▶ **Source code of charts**

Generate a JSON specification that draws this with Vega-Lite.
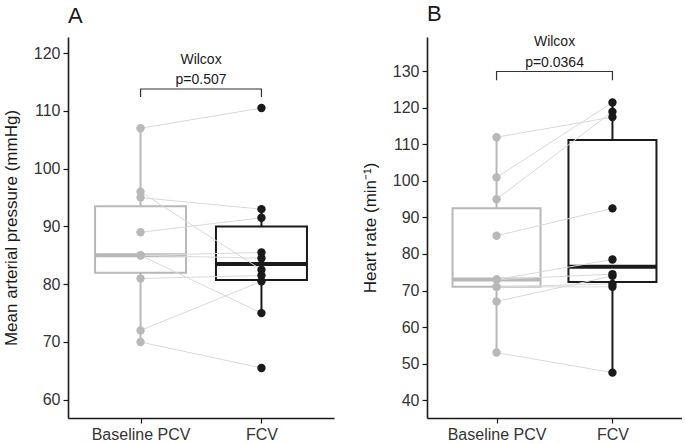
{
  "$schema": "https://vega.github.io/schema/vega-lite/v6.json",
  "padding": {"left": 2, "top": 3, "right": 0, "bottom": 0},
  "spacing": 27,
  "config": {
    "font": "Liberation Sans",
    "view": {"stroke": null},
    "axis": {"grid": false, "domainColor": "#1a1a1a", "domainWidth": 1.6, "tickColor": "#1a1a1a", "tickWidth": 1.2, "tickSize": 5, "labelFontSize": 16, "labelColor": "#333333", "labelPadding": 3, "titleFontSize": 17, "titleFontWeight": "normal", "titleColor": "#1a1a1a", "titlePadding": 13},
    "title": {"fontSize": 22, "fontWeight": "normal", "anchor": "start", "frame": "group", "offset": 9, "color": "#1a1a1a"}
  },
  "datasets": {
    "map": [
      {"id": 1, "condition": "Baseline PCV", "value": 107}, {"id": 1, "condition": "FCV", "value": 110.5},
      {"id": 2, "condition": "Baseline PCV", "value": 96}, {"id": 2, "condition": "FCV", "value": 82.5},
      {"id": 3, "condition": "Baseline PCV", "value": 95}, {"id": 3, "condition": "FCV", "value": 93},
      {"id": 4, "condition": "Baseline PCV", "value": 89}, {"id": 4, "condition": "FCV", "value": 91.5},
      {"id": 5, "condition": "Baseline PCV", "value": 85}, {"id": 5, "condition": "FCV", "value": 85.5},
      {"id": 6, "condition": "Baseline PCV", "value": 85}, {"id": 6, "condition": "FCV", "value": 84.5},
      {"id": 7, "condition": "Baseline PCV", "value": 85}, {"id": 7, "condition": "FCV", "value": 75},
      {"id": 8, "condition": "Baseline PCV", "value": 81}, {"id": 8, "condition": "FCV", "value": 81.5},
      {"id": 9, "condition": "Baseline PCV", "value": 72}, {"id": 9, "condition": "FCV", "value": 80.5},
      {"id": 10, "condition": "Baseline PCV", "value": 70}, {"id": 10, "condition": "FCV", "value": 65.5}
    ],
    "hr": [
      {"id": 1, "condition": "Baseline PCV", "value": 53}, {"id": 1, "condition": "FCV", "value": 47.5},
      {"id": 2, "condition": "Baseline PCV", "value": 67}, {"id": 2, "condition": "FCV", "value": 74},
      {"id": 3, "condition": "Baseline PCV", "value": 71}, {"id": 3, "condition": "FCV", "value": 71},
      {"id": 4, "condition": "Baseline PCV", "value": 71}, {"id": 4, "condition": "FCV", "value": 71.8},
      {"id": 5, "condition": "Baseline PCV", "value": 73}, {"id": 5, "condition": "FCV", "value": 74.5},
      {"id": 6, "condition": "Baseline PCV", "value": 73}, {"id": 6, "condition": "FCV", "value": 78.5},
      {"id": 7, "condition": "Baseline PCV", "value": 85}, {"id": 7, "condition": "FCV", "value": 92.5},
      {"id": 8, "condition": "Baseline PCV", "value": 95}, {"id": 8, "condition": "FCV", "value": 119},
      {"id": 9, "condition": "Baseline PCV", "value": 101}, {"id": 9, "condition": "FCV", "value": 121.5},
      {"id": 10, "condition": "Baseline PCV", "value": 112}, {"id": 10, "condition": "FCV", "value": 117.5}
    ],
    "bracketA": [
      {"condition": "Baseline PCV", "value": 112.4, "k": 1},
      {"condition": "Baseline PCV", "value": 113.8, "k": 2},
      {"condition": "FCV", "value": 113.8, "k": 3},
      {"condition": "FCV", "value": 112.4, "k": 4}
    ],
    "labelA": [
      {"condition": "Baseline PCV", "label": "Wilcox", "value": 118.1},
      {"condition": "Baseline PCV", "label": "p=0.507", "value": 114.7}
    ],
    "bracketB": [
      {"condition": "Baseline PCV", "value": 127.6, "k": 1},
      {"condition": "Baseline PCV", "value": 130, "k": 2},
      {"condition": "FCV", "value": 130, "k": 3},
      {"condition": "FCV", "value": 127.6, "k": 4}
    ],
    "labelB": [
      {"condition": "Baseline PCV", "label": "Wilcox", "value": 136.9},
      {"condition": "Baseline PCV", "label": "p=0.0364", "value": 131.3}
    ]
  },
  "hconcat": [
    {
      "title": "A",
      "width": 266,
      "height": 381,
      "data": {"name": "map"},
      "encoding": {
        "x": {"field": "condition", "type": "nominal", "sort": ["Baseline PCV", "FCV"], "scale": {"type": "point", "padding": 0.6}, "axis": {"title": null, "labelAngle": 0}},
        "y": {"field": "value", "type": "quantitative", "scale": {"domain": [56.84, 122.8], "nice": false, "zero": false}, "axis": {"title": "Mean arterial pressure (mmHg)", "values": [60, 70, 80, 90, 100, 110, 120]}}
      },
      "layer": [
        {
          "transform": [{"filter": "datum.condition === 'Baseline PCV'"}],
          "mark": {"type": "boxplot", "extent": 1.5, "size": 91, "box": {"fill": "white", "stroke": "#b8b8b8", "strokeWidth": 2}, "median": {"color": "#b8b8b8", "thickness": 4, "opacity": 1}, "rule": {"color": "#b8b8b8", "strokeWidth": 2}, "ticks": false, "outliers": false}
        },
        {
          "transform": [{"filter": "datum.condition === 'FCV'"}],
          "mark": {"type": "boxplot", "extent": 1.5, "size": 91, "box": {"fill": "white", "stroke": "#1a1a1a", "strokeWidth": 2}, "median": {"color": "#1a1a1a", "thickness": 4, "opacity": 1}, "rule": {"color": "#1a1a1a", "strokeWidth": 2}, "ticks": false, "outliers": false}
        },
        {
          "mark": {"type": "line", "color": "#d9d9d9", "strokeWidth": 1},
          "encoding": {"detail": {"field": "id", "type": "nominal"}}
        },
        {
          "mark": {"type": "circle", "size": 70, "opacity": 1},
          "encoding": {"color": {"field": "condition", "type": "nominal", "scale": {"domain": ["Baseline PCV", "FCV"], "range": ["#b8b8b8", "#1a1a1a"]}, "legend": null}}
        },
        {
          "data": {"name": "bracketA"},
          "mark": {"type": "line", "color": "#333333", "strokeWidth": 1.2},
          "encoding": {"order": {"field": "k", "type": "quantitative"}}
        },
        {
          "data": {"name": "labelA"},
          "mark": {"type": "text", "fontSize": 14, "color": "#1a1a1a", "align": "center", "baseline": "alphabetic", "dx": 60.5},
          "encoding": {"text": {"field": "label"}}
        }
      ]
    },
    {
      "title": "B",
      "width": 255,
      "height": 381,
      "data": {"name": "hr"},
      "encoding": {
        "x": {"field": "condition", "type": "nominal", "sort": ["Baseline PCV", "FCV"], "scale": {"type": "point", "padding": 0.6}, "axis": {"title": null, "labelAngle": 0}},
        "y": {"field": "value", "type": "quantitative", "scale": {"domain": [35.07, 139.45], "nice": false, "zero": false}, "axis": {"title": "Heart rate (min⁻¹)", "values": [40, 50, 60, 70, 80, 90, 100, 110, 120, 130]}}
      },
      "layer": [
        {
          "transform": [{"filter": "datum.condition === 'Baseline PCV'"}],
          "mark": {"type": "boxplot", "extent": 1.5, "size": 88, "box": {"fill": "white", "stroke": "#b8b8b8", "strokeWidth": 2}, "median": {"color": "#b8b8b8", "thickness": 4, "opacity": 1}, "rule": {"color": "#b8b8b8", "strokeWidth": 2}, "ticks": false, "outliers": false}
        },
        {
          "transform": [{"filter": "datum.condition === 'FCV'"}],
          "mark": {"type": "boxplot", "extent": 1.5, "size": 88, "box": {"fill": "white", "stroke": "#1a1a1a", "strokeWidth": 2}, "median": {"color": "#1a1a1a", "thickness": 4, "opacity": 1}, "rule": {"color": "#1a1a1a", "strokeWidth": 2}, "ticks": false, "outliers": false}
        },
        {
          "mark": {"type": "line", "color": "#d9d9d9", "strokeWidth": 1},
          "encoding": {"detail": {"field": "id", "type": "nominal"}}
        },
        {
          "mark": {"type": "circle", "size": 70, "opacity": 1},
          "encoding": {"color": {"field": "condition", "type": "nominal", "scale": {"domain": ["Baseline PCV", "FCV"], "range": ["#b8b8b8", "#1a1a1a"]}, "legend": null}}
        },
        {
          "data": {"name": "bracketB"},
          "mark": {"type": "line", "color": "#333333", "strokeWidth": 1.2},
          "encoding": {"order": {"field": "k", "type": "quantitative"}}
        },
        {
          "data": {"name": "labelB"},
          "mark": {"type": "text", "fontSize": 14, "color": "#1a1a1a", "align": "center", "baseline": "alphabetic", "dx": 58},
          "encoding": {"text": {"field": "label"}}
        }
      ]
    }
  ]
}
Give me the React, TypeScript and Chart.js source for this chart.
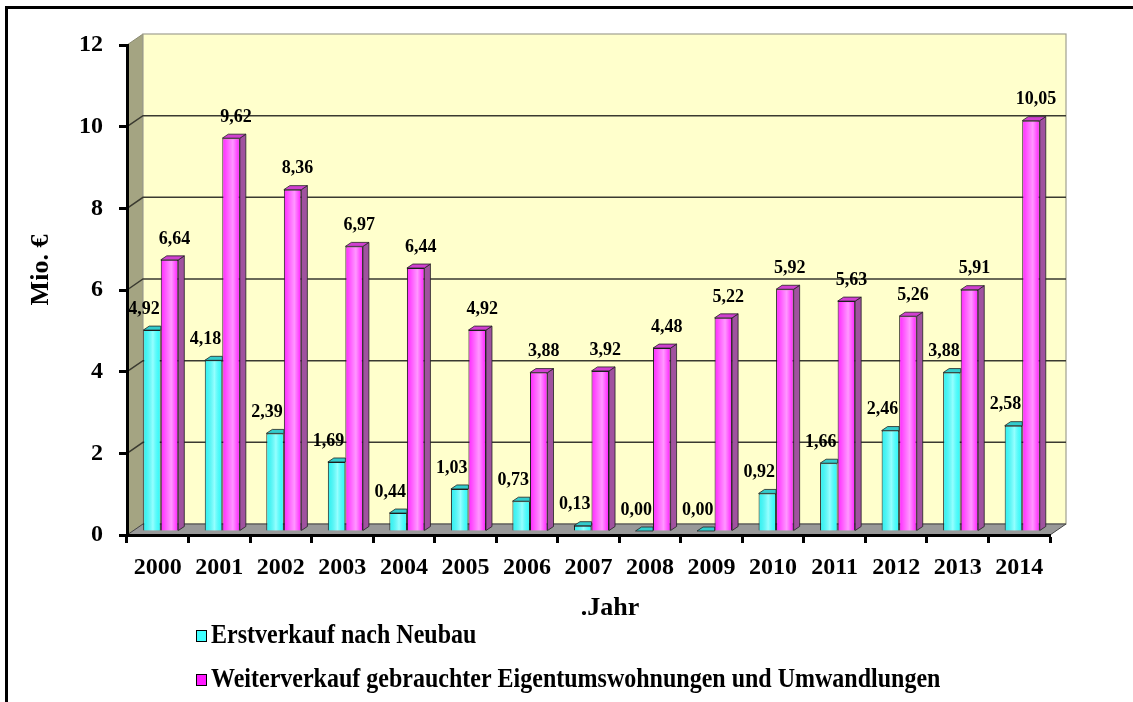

▶ **What to work on**
Show every line from the entries above in which the word "this" appears.

▶ **Exercise solution**
Generate a JSON specification that draws this with Vega-Lite.
Give me the React, TypeScript and Chart.js source for this chart.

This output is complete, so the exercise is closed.